* [Set problem] Look at the data below and print exactly the lines from its first line through the line with "from matplotlib.patches import Rectangle"; the pictures stay out of the copy.

•••••

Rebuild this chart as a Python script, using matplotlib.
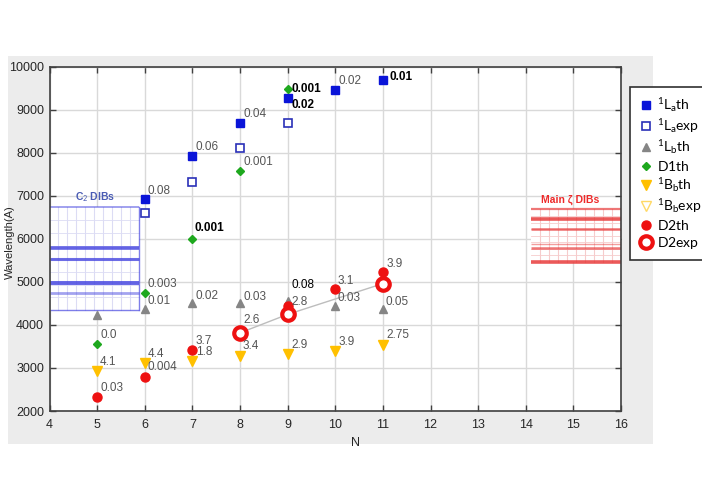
import matplotlib
matplotlib.use("Agg")
import matplotlib.pyplot as plt
from matplotlib.patches import Rectangle

plt.rcParams['font.family'] = ['Liberation Sans', 'DejaVu Sans']
plt.rcParams['mathtext.fontset'] = 'custom'
plt.rcParams['mathtext.rm'] = 'Lato'
plt.rcParams['mathtext.it'] = 'Lato:italic'
plt.rcParams['mathtext.bf'] = 'Lato:bold'

# ---------------- data ----------------
la_th_n = [6, 7, 8, 9, 10, 11]
la_th_y = [6915, 7915, 8700, 9280, 9465, 9680]
la_th_lbl = ['0.08', '0.06', '0.04', '0.02', '0.02', '0.01']

la_exp_n = [6, 7, 8, 9]
la_exp_y = [6590, 7320, 8115, 8695]

lb_th_n = [5, 6, 7, 8, 9, 10, 11]
lb_th_y = [4230, 4365, 4515, 4520, 4555, 4440, 4380]
lb_th_lbl = ['', '0.01', '0.02', '0.03', '0.08', '0.03', '0.05']

d1_th_n = [5, 6, 7, 8, 9]
d1_th_y = [3550, 4735, 5990, 7570, 9480]
d1_th_lbl = ['0.0', '0.003', '0.001', '0.001', '0.001']

bb_th_n = [5, 6, 7, 8, 9, 10, 11]
bb_th_y = [2930, 3125, 3160, 3280, 3320, 3395, 3535]
bb_th_lbl = ['4.1', '4.4', '1.8', '3.4', '2.9', '3.9', '2.75']

bb_exp_n = []
bb_exp_y = []

d2_th_n = [5, 6, 7, 9, 10, 11]
d2_th_y = [2335, 2795, 3420, 4440, 4825, 5235]
d2_th_lbl = ['0.03', '0.004', '3.7', '', '3.1', '3.9']

d2_exp_n = [8, 9, 11]
d2_exp_y = [3815, 4245, 4960]
d2_exp_lbl = ['2.6', '2.8', '']

c2_dib_box = (4.0, 5.87, 4340, 6735)
c2_dibs = [5777, 5522, 4965, 4750]
zeta_dib_box = (14.1, 16.0, 5470, 6682)
zeta_dibs = [6682, 6450, 6234, 5870, 5794, 5470]

xticks = list(range(4, 17))
yticks = list(range(2000, 10001, 1000))

# ---------------- figure ----------------
W, H = 702, 496
fig = plt.figure(figsize=(W / 100, H / 100), dpi=100)
fig.patch.set_facecolor('white')

bg = fig.add_axes([8 / W, 1 - 444 / H, (653 - 8) / W, (444 - 56) / H], zorder=-5)
bg.set_facecolor('#ececec')
bg.set_xticks([])
bg.set_yticks([])
for s in bg.spines.values():
    s.set_visible(False)

L, R, T, B = 49.5, 621, 66.7, 411
ax = fig.add_axes([L / W, 1 - B / H, (R - L) / W, (B - T) / H], zorder=1)
ax.set_facecolor('white')
ax.set_xlim(4, 16)
ax.set_ylim(2000, 10000)
ax.set_xticks(xticks)
ax.set_yticks(yticks)
ax.grid(True, color='#d9d9d9', lw=1.0, zorder=0)
ax.set_axisbelow(True)
ax.tick_params(direction='in', top=True, right=True, length=4, width=1,
               color='#404040', labelsize=9, labelcolor='#262626', pad=4)
ax.tick_params(axis='x', pad=6)
for s in ax.spines.values():
    s.set_color('#404040')
    s.set_linewidth(1.2)

ax.set_xlabel('N', fontsize=9, color='#262626')
ax.xaxis.set_label_coords(0.535, -0.075)
ax.set_ylabel('Wavelength(A)', fontsize=8, color='#262626')
ax.yaxis.set_label_coords(-0.06, 0.49)

# ---------------- DIB boxes ----------------
def dib_box(box, lines, edge, grid, widths):
    x0, x1, y0, y1 = box
    ax.add_patch(Rectangle((x0, y0), x1 - x0, y1 - y0, facecolor='white',
                           edgecolor='none', zorder=2))
    nx = 9
    for i in range(1, nx + 1):
        xx = x0 + (x1 - x0) * i / (nx + 1)
        ax.plot([xx, xx], [y0, y1], color=grid, lw=0.8, zorder=2.1)
    ny = 8
    for i in range(1, ny):
        yy = y0 + (y1 - y0) * i / ny
        ax.plot([x0, x1], [yy, yy], color=grid, lw=0.6, zorder=2.1)
    ax.plot([x1, x1], [y0, y1], color=edge, lw=1.0, alpha=0.7, zorder=2.2)
    for yy, (w, a) in zip(lines, widths):
        ax.plot([x0, x1], [yy, yy], color=edge, lw=w, alpha=a,
                solid_capstyle='butt', zorder=2.3)

dib_box(c2_dib_box, c2_dibs + [c2_dib_box[2], c2_dib_box[3]], '#4848e0', '#dcdcf4',
        [(2.6, 0.85), (2.2, 0.8), (2.8, 0.85), (2.0, 0.5), (1.0, 0.7), (1.2, 0.6)])
dib_box(zeta_dib_box, zeta_dibs, '#e83c3c', '#f6cccc',
        [(1.6, 0.7), (2.6, 0.85), (1.8, 0.75), (1.0, 0.5), (1.8, 0.7), (2.6, 0.85)])

ax.text(4.95, 6800, r'C$_2$ DIBs', color='#4a5cb4', fontsize=7.5, fontweight='bold',
        ha='center', va='bottom', zorder=3)
ax.text(14.93, 6910, 'Main ζ DIBs', color='#ee2a2a', fontsize=7.5, fontweight='bold',
        ha='center', va='center', zorder=3)

# ---------------- series ----------------
ax.plot(d2_exp_n, d2_exp_y, '-', color='#bdbdbd', lw=1.0, zorder=3)

h_la_th, = ax.plot(la_th_n, la_th_y, 's', ms=5.5, color='#0a14d8', ls='none',
                   label=r'$^{1}\mathrm{L}_{\mathrm{a}}\mathrm{th}$', zorder=5)
h_la_exp, = ax.plot(la_exp_n, la_exp_y, 's', ms=5.5, mfc='white', mec='#2a30b8', mew=1.2,
                    ls='none', label=r'$^{1}\mathrm{L}_{\mathrm{a}}\mathrm{exp}$', zorder=5)
h_lb_th, = ax.plot(lb_th_n, lb_th_y, '^', ms=6, color='#858585', ls='none',
                   label=r'$^{1}\mathrm{L}_{\mathrm{b}}\mathrm{th}$', zorder=4)
h_d1, = ax.plot(d1_th_n, d1_th_y, 'D', ms=4.5, color='#1ea81e', ls='none',
                label=r'$\mathrm{D1th}$', zorder=6)
h_bb_th, = ax.plot(bb_th_n, bb_th_y, 'v', ms=7, color='#ffc000', ls='none',
                   label=r'$^{1}\mathrm{B}_{\mathrm{b}}\mathrm{th}$', zorder=4)
h_bb_exp, = ax.plot(bb_exp_n, bb_exp_y, 'v', ms=7, mfc='white', mec='#ffd966', mew=1.0,
                    ls='none', label=r'$^{1}\mathrm{B}_{\mathrm{b}}\mathrm{exp}$', zorder=4)
h_d2_th, = ax.plot(d2_th_n, d2_th_y, 'o', ms=6.5, color='#ee1111', ls='none',
                   label=r'$\mathrm{D2th}$', zorder=5)
h_d2_exp, = ax.plot(d2_exp_n, d2_exp_y, 'o', ms=9, mfc='white', mec='#ee1111', mew=3,
                    ls='none', label=r'$\mathrm{D2exp}$', zorder=5)

# ---------------- annotations (offsets in pixels) ----------------
gray = dict(color='#555555', fontsize=8.5)
boldk = dict(color='black', fontsize=8.5, fontweight='bold')
plain_k = dict(color='black', fontsize=8.5)

def annotate(ns, ys, labels, offsets, styles):
    for n, y, t, off, st in zip(ns, ys, labels, offsets, styles):
        if t:
            ax.annotate(t, (n, y), xytext=off, textcoords='offset pixels',
                        ha='left', va='center', zorder=7, **st)

annotate(la_th_n, la_th_y, la_th_lbl,
         [(3, 8), (3, 9), (3, 9), (4, -7), (3, 9), (7, 3)],
         [gray, gray, gray, boldk, gray, boldk])
annotate(lb_th_n, lb_th_y, lb_th_lbl,
         [(0, 0), (3, 8), (3, 7), (3, 6), (4, 16), (2, 8), (3, 7)],
         [gray, gray, gray, gray, plain_k, gray, gray])
annotate(d1_th_n, d1_th_y, d1_th_lbl,
         [(3, 9), (3, 9), (2, 11), (3, 9), (4, 0)],
         [gray, gray, boldk, gray, boldk])
annotate(bb_th_n, bb_th_y, bb_th_lbl,
         [(3, 9), (3, 9), (4, 9), (3, 10), (4, 9), (3, 9), (4, 10)],
         [gray] * 7)
annotate(d2_th_n, d2_th_y, d2_th_lbl,
         [(3, 9), (3, 10), (3, 9), (0, 0), (2, 8), (4, 8)],
         [gray] * 6)
annotate(d2_exp_n, d2_exp_y, d2_exp_lbl,
         [(3, 13), (4, 12), (0, 0)],
         [gray] * 3)

# ---------------- legend ----------------
leg = fig.legend(handles=[h_la_th, h_la_exp, h_lb_th, h_d1, h_bb_th, h_bb_exp, h_d2_th, h_d2_exp],
                 loc='upper left', bbox_to_anchor=(630 / W, 1 - 86.7 / H),
                 bbox_transform=fig.transFigure, borderaxespad=0,
                 prop={'family': 'Lato', 'size': 10}, labelspacing=0.22,
                 handlelength=1.0, handletextpad=0.3, borderpad=0.65,
                 fancybox=False, framealpha=1, edgecolor='#303030')
leg.get_frame().set_linewidth(1.2)
leg.set_zorder(10)

fig.savefig('out.png', dpi=100)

•••••

* [Response to this task]
Rebuild this chart as a Python script, using matplotlib.
import matplotlib
matplotlib.use("Agg")
import matplotlib.pyplot as plt
from matplotlib.patches import Rectangle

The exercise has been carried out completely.